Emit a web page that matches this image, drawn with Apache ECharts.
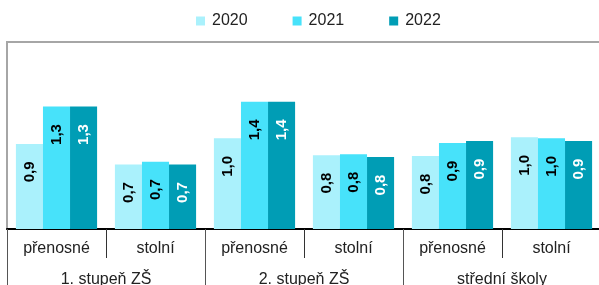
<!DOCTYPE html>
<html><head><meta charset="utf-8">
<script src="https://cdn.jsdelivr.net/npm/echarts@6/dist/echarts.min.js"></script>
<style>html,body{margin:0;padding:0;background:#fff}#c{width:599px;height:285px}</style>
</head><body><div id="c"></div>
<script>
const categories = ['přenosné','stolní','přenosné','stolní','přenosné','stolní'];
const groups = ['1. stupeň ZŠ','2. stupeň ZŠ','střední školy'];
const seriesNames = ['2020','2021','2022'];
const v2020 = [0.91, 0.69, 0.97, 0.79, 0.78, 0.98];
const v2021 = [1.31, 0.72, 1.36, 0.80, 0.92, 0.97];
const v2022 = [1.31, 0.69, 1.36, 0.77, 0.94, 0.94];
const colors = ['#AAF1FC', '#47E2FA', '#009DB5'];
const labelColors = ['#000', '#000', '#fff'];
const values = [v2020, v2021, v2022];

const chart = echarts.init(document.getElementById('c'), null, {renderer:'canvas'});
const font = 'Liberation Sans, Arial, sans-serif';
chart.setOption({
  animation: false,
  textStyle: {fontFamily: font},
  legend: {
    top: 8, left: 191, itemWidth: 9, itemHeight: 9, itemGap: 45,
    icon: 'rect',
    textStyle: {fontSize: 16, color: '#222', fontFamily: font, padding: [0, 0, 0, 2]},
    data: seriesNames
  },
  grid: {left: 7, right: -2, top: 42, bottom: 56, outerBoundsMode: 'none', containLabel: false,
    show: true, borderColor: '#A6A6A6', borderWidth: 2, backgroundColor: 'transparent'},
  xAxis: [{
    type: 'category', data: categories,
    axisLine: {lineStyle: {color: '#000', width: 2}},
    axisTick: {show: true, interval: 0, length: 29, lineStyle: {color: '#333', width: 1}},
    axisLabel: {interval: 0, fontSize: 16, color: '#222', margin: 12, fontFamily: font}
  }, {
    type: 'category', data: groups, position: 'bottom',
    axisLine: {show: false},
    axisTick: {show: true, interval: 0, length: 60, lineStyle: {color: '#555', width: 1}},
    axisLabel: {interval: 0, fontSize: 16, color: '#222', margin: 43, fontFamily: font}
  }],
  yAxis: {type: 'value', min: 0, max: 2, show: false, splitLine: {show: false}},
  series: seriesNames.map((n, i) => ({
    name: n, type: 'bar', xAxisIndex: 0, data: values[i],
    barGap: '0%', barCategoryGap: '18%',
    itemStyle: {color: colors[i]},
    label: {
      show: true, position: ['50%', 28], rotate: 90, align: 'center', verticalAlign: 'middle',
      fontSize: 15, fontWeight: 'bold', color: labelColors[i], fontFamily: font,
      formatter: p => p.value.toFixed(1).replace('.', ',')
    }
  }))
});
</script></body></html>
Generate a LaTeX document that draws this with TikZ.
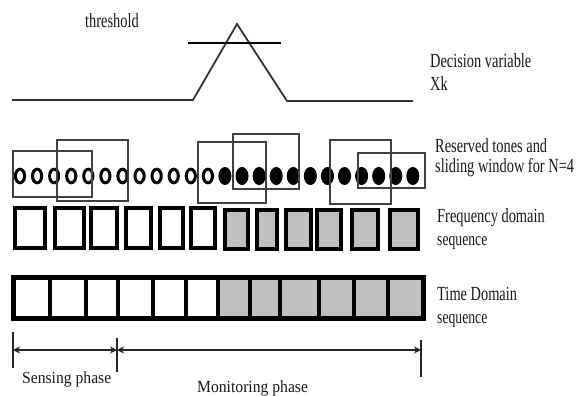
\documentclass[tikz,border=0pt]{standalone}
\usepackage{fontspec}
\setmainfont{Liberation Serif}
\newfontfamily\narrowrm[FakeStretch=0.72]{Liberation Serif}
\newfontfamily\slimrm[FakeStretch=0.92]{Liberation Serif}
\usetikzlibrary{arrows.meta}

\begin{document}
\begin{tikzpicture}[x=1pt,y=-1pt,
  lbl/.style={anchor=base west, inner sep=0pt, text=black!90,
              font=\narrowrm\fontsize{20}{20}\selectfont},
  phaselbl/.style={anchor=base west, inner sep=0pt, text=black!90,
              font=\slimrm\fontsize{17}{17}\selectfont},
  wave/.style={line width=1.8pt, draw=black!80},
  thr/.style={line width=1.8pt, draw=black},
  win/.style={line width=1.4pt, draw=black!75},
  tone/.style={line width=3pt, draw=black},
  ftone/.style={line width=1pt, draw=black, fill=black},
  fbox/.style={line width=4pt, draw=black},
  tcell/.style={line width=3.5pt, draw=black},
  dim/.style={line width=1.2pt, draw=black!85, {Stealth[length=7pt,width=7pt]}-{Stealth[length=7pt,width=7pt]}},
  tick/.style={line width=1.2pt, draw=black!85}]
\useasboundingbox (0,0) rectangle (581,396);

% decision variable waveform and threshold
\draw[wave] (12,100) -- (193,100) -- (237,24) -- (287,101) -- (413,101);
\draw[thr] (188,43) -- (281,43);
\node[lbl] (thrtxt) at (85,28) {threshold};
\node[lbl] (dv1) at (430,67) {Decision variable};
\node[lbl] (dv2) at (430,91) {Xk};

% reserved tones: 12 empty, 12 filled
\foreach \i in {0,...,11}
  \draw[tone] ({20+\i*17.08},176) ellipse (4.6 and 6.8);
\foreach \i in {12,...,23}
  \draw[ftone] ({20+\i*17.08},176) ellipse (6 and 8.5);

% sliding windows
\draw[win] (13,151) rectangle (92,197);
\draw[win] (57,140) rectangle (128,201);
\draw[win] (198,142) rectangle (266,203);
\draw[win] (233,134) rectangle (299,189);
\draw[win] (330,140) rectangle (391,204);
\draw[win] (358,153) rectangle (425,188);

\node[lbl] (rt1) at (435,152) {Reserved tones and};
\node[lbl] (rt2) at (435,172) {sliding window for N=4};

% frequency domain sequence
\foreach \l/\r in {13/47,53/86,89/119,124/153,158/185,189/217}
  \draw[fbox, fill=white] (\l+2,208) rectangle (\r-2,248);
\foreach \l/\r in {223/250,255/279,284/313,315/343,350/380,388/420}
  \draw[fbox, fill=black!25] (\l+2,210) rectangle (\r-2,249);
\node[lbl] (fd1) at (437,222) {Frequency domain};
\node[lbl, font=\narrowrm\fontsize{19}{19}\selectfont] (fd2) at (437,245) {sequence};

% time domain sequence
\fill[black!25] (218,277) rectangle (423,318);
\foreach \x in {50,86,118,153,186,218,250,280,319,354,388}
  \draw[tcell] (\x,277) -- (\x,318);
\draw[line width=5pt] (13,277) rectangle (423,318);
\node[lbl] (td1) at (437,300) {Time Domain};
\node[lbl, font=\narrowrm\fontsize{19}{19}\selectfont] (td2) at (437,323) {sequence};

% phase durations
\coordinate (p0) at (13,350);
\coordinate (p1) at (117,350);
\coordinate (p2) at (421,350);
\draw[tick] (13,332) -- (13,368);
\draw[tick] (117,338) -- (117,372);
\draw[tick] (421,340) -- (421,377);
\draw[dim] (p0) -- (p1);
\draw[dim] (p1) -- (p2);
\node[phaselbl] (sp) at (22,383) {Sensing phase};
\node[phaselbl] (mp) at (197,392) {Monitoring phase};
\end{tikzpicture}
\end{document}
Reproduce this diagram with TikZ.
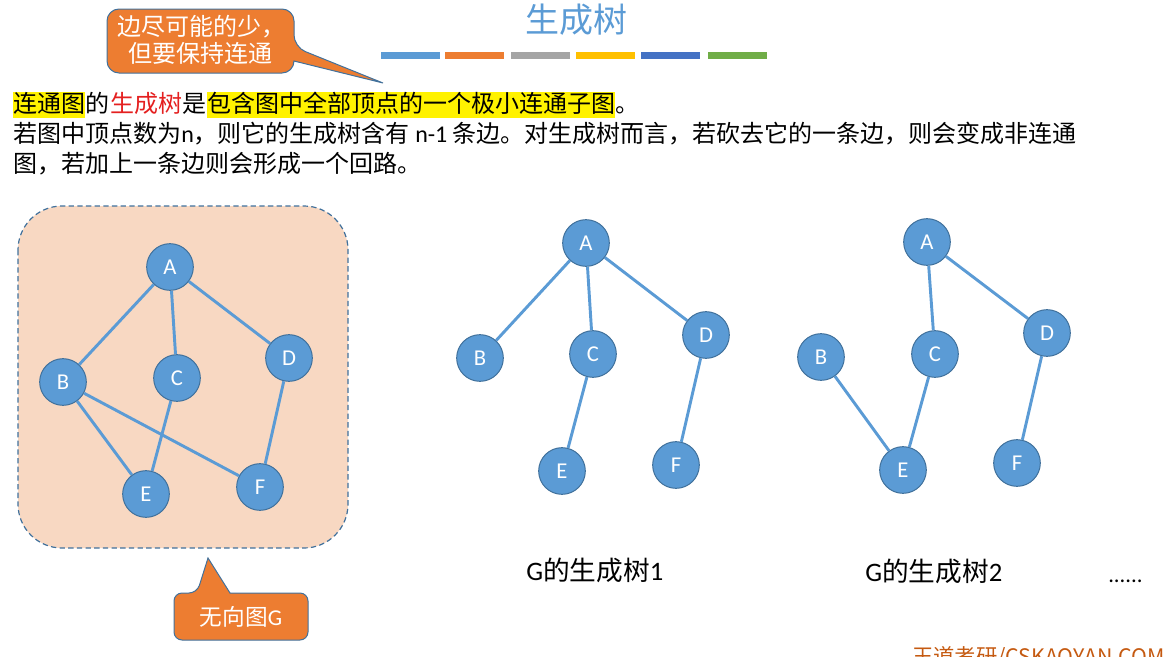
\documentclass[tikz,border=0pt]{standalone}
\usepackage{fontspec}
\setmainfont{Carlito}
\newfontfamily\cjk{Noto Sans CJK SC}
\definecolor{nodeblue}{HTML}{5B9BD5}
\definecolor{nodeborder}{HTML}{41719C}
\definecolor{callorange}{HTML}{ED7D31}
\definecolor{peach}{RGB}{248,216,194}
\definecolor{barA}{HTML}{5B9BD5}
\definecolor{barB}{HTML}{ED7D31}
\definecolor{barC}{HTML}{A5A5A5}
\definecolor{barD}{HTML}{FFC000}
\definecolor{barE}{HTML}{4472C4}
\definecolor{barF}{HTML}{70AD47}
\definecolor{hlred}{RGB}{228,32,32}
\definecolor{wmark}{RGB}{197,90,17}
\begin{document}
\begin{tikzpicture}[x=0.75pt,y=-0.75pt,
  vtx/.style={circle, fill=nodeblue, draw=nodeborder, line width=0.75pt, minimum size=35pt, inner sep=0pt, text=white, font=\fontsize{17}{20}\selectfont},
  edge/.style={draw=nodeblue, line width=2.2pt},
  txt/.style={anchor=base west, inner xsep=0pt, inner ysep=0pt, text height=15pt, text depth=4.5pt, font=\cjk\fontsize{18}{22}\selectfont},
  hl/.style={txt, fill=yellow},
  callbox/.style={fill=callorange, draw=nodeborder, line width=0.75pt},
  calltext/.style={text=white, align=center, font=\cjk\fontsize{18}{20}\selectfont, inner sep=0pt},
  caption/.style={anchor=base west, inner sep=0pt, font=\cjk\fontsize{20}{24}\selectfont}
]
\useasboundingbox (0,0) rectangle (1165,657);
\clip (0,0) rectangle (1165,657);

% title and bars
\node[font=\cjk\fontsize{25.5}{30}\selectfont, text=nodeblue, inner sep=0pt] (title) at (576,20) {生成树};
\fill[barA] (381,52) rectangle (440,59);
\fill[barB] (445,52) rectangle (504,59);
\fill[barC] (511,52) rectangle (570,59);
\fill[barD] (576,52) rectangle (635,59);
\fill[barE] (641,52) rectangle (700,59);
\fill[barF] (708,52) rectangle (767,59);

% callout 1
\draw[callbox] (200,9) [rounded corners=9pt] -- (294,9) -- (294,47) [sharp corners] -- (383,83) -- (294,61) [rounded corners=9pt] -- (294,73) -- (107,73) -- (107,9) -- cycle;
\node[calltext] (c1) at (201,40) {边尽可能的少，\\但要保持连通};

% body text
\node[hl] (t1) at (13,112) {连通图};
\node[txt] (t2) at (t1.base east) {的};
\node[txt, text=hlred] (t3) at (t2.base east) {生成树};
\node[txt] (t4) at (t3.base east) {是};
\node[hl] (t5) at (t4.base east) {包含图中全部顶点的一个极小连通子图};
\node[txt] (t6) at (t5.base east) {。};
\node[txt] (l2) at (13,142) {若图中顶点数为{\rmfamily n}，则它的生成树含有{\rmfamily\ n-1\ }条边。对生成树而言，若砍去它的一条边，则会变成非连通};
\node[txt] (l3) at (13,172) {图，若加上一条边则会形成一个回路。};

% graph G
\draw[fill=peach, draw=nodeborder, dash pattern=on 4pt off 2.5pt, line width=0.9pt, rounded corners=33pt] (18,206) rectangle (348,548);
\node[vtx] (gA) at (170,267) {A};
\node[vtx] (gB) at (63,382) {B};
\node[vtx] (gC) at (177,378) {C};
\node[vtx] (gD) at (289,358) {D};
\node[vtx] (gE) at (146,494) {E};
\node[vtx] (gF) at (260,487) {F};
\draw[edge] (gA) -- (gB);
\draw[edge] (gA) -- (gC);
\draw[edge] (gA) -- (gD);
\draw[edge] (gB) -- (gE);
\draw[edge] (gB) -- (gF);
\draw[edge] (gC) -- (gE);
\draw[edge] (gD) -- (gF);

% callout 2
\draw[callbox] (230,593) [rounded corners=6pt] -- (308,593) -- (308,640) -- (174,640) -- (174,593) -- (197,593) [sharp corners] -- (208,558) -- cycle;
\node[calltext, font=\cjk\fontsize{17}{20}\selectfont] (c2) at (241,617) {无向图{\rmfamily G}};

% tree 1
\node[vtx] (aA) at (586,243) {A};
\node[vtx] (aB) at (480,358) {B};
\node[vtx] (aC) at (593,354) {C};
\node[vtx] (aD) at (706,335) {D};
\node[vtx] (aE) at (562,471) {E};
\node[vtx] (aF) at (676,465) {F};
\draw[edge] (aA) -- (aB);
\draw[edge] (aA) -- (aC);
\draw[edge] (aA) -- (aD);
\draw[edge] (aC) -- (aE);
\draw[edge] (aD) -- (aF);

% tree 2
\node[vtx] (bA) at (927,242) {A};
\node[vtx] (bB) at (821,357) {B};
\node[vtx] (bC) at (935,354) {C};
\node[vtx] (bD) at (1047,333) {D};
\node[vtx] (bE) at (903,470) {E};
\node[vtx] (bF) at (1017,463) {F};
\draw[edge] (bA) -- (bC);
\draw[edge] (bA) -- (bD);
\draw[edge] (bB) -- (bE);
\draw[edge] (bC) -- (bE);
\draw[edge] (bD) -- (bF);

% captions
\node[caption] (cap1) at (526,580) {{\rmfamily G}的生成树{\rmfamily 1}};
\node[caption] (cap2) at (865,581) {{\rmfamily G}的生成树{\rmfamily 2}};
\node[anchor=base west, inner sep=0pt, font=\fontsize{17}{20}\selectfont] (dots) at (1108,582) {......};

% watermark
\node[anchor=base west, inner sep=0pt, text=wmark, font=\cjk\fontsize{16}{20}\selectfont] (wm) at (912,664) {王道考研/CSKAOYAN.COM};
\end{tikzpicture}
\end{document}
== == ==
EXERCISE AIM:
Leave out the pictures and restate, word for word, the lines from the top of the data through the line containing "const values = [v2020, v2021, v2022];", both included.

FULL RESPONSE:
Emit a web page that matches this image, drawn with Apache ECharts.
<!DOCTYPE html>
<html><head><meta charset="utf-8">
<script src="https://cdn.jsdelivr.net/npm/echarts@6/dist/echarts.min.js"></script>
<style>html,body{margin:0;padding:0;background:#fff}#c{width:599px;height:285px}</style>
</head><body><div id="c"></div>
<script>
const categories = ['přenosné','stolní','přenosné','stolní','přenosné','stolní'];
const groups = ['1. stupeň ZŠ','2. stupeň ZŠ','střední školy'];
const seriesNames = ['2020','2021','2022'];
const v2020 = [0.91, 0.69, 0.97, 0.79, 0.78, 0.98];
const v2021 = [1.31, 0.72, 1.36, 0.80, 0.92, 0.97];
const v2022 = [1.31, 0.69, 1.36, 0.77, 0.94, 0.94];
const colors = ['#AAF1FC', '#47E2FA', '#009DB5'];
const labelColors = ['#000', '#000', '#fff'];
const values = [v2020, v2021, v2022];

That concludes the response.